3. Ukraine signs something close to the original 28 points under unbearable duress. The war ends, on paper. But the precedent would echo far beyond Ukraine’s borders: aggression pays, sovereignty is negotiable, and great powers can redraw maps when they tire of the bill.
A War That Refuses to End Quietly
History rarely offers clean exits. The Korean War ended in armistice, not peace. Bosnia’s Dayton Accords stopped the shooting but froze the ethnic divisions. Ukraine’s war has already lasted longer than most analysts predicted in February 2022, and it may yet outlast the political patience of its most powerful backer.
For now, Zelenskyy is doing what he has done since the first Russian tanks crossed the border: buying time. Time to strengthen defenses. Time to rally allies. Time to remind the world that peace without justice is just a longer war in slow motion.

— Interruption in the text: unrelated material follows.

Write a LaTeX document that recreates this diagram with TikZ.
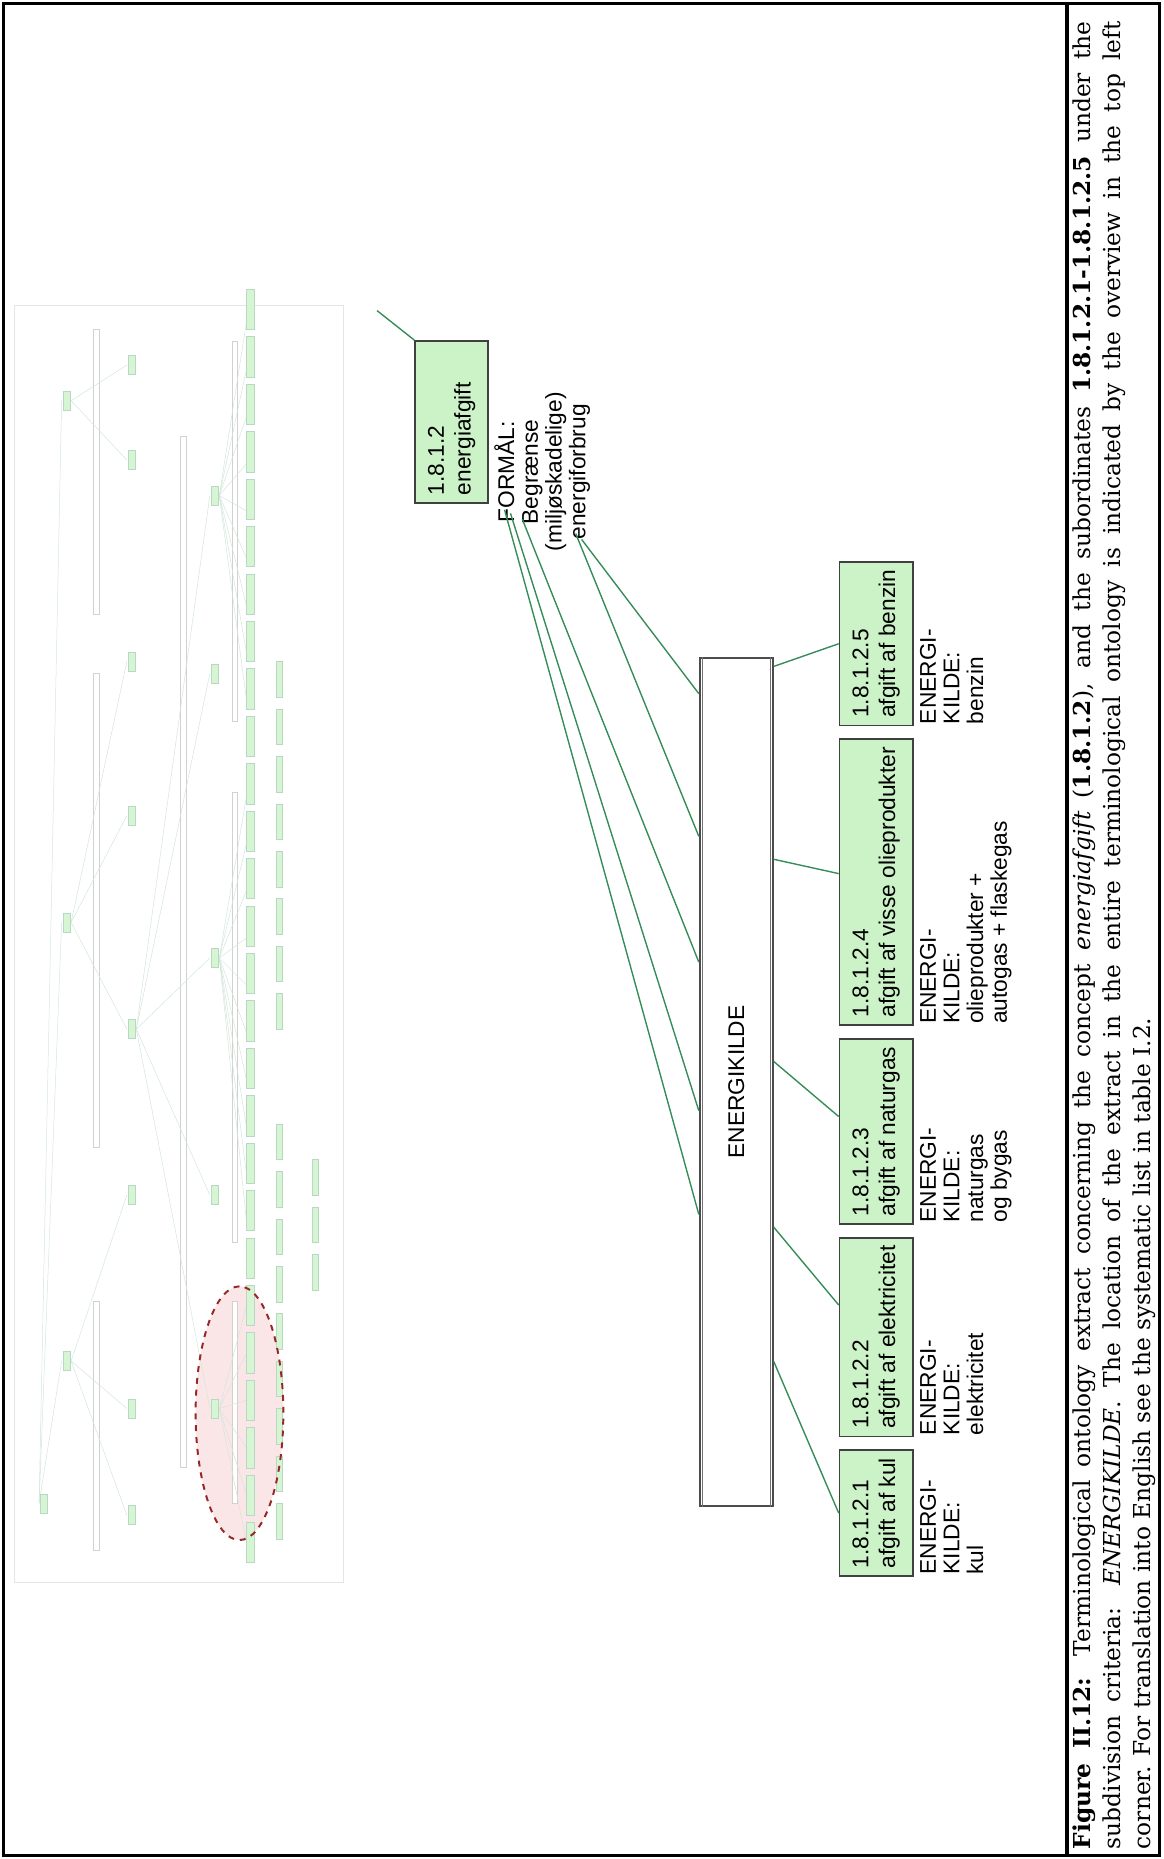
\documentclass[tikz,border=0pt]{standalone}
\usepackage{fontspec}
\newfontfamily\diagfont{Liberation Sans}
\newfontfamily\capfont{DejaVu Serif}
\usetikzlibrary{positioning,calc}

\definecolor{conceptfill}{RGB}{204,242,200}
\definecolor{edgegreen}{RGB}{52,140,88}
\definecolor{ringred}{RGB}{150,40,40}
\definecolor{ringfill}{RGB}{250,230,230}

\tikzset{
  concept/.style={draw=black!75, line width=0.9pt, fill=conceptfill, align=left,
    font={\diagfont\fontsize{11.5}{13.5}\selectfont}, inner xsep=4pt, inner ysep=3.5pt,
    minimum height=37pt},
  criterion/.style={draw=black!70, line width=0.9pt, fill=white,
    font={\diagfont\fontsize{11.5}{13.5}\selectfont}, minimum height=37pt},
  feature/.style={align=left, font={\diagfont\fontsize{11.5}{12}\selectfont}, inner sep=1pt},
  edge/.style={edgegreen, line width=0.7pt},
  thumbnode/.style={fill=conceptfill!80, draw=edgegreen!35, line width=0.2pt},
  thumbcrit/.style={fill=white, draw=black!18, line width=0.3pt},
  thumbline/.style={edgegreen!22, line width=0.25pt},
  captionline/.style={anchor=base west, inner sep=0pt, font={\capfont\fontsize{11.8}{15.5}\selectfont}},
}

\begin{document}
\begin{tikzpicture}[x=0.6pt, y=0.6pt]
\begin{scope}[rotate=90, transform shape]
  \useasboundingbox (0,0) rectangle (1568,981);

  % frame and caption column
  \draw[line width=1.6pt] (3,3) rectangle (1565,978);
  \draw[line width=1.6pt] (3,81) -- (1565,81);

  \node[captionline] (cap1) at (8,61) {\makebox[925pt][s]{\textbf{Figure II.12:} Terminological ontology extract concerning the concept \textit{energiafgift} (\textbf{1.8.1.2}), and the subordinates \textbf{1.8.1.2.1-1.8.1.2.5} under the}};
  \node[captionline] (cap2) at (8,35.5) {\makebox[925pt][s]{subdivision criteria: \textit{ENERGIKILDE}. The location of the extract in the entire terminological ontology is indicated by the overview in the top left}};
  \node[captionline] (cap3) at (8,10.5) {corner. For translation into English see the systematic list in table I.2.};

  % overview of the whole ontology
  \draw[black!10, line width=0.5pt] (233,691) rectangle (1310,969);
  \fill[ringfill] (376,779) ellipse (107 and 37);
  \draw[thumbcrit] (260,897) rectangle (470,902);
  \draw[thumbcrit] (600,897) rectangle (1000,902);
  \draw[thumbcrit] (1050,897) rectangle (1290,902);
  \draw[thumbcrit] (330,824) rectangle (1200,829);
  \draw[thumbcrit] (300,781) rectangle (470,785);
  \draw[thumbcrit] (520,781) rectangle (900,785);
  \draw[thumbcrit] (960,781) rectangle (1280,785);
  \foreach \u in {420,790,1230}
    \draw[thumbline] (300,948) -- (\u,929);
  \foreach \u in {290,380,560}
    \draw[thumbline] (420,921) -- (\u,874);
  \foreach \u in {700,880,1010}
    \draw[thumbline] (790,921) -- (\u,874);
  \foreach \u in {1180,1260}
    \draw[thumbline] (1230,921) -- (\u,874);
  \foreach \u in {380,560,760,1000,1150}
    \draw[thumbline] (700,866) -- (\u,804);
  \foreach \u in {250,290,...,470}
    \draw[thumbline] (380,796) -- (\u+17,773);
  \foreach \u in {520,560,...,900}
    \draw[thumbline] (760,796) -- (\u+17,773);
  \foreach \u in {960,1000,...,1280}
    \draw[thumbline] (1150,796) -- (\u+17,773);
  \foreach \u/\v in {300/944,420/925,790/925,1230/925,290/870,380/870,560/870,700/870,880/870,1010/870,1180/870,1260/870,380/800,560/800,760/800,1000/800,1150/800}
    \draw[thumbnode] (\u-8,\v-3) rectangle (\u+8,\v+3);
  \foreach \u in {250,290,...,1290}
    \draw[thumbnode] (\u,767) rectangle (\u+34,773);
  \foreach \u in {270,310,...,600}
    \draw[thumbnode] (\u,743) rectangle (\u+30,748);
  \foreach \u in {700,740,...,1000}
    \draw[thumbnode] (\u,743) rectangle (\u+30,748);
  \foreach \u in {480,520,560}
    \draw[thumbnode] (\u,713) rectangle (\u+30,718);
  \draw[ringred, dashed, line width=1pt] (376,779) ellipse (107 and 37);

  % the extract
  \node[concept, anchor=west, text width=74pt] (energiafgift) at (1143,600) {1.8.1.2\\energiafgift};
  \node[feature, align=center, anchor=north] (formaal) at (1170,566) {FORMÅL:\\Begrænse\\(miljøskadelige)\\energiforbrug};
  \coordinate (parent) at (1306,663);
  \draw[edge] (parent) -- (energiafgift.north east);

  \node[criterion, minimum width=429pt] (kilde) at (655.5,360) {ENERGIKILDE};
  \draw[black!55, line width=0.4pt] ($(kilde.north west)+(0,-3)$) -- ($(kilde.north east)+(0,-3)$);
  \draw[black!55, line width=0.4pt] ($(kilde.south west)+(0,3)$) -- ($(kilde.south east)+(0,3)$);

  \node[concept, anchor=west] (kul) at (238,242) {1.8.1.2.1\\afgift af kul};
  \node[concept, right=6pt of kul] (elektricitet) {1.8.1.2.2\\afgift af elektricitet};
  \node[concept, right=6pt of elektricitet] (naturgas) {1.8.1.2.3\\afgift af naturgas};
  \node[concept, right=6pt of naturgas] (olie) {1.8.1.2.4\\afgift af visse olieprodukter};
  \node[concept, right=6pt of olie] (benzin) {1.8.1.2.5\\afgift af benzin};

  \node[feature, below right=2pt and 0pt of kul.south west] (kulkilde) {ENERGI-\\KILDE:\\kul};
  \node[feature, below right=2pt and 0pt of elektricitet.south west] (elektricitetkilde) {ENERGI-\\KILDE:\\elektricitet};
  \node[feature, below right=2pt and 0pt of naturgas.south west] (naturgaskilde) {ENERGI-\\KILDE:\\naturgas\\og bygas};
  \node[feature, below right=2pt and 0pt of olie.south west] (oliekilde) {ENERGI-\\KILDE:\\olieprodukter +\\autogas + flaskegas};
  \node[feature, below right=2pt and 0pt of benzin.south west] (benzinkilde) {ENERGI-\\KILDE:\\benzin};

  % fan from the superordinate to the criterion
  \draw[edge] ($(energiafgift.south west)+(-5,-13)$) -- ($(kilde.north west)!0.344!(kilde.north east)$);
  \draw[edge] ($(energiafgift.south west)+(-8,-18)$) -- ($(kilde.north west)!0.466!(kilde.north east)$);
  \draw[edge] ($(energiafgift.south west)+(-13,-28)$) -- ($(kilde.north west)!0.641!(kilde.north east)$);
  \draw[edge] ($(energiafgift.south west)+(-25,-73)$) -- ($(kilde.north west)!0.789!(kilde.north east)$);
  \draw[edge] ($(energiafgift.south west)+(-30,-78)$) -- ($(kilde.north west)!0.957!(kilde.north east)$);

  % criterion to subordinates
  \draw[edge] ($(kilde.south west)!0.171!(kilde.south east)$) -- (kul.north);
  \draw[edge] ($(kilde.south west)!0.329!(kilde.south east)$) -- ($(elektricitet.north west)!0.66!(elektricitet.north east)$);
  \draw[edge] ($(kilde.south west)!0.524!(kilde.south east)$) -- ($(naturgas.north west)!0.58!(naturgas.north east)$);
  \draw[edge] ($(kilde.south west)!0.762!(kilde.south east)$) -- ($(olie.north west)!0.53!(olie.north east)$);
  \draw[edge] ($(kilde.south west)!0.989!(kilde.south east)$) -- (benzin.north);
\end{scope}
\end{tikzpicture}
\end{document}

Thanksgiving is four days away. In Kyiv, the lights flicker, the generators rumble, and a nation waits to see whether the price of stopping the bombs will be the surrender of everything they have bled to defend.
Whatever happens in the coming weeks, one thing is already clear: Ukraine will not go quietly into any future that erases its right to exist as a free, whole, and armed nation.
The choice, as Zelenskyy said, is not just about ending a war.
It is about deciding whether Ukraine itself survives.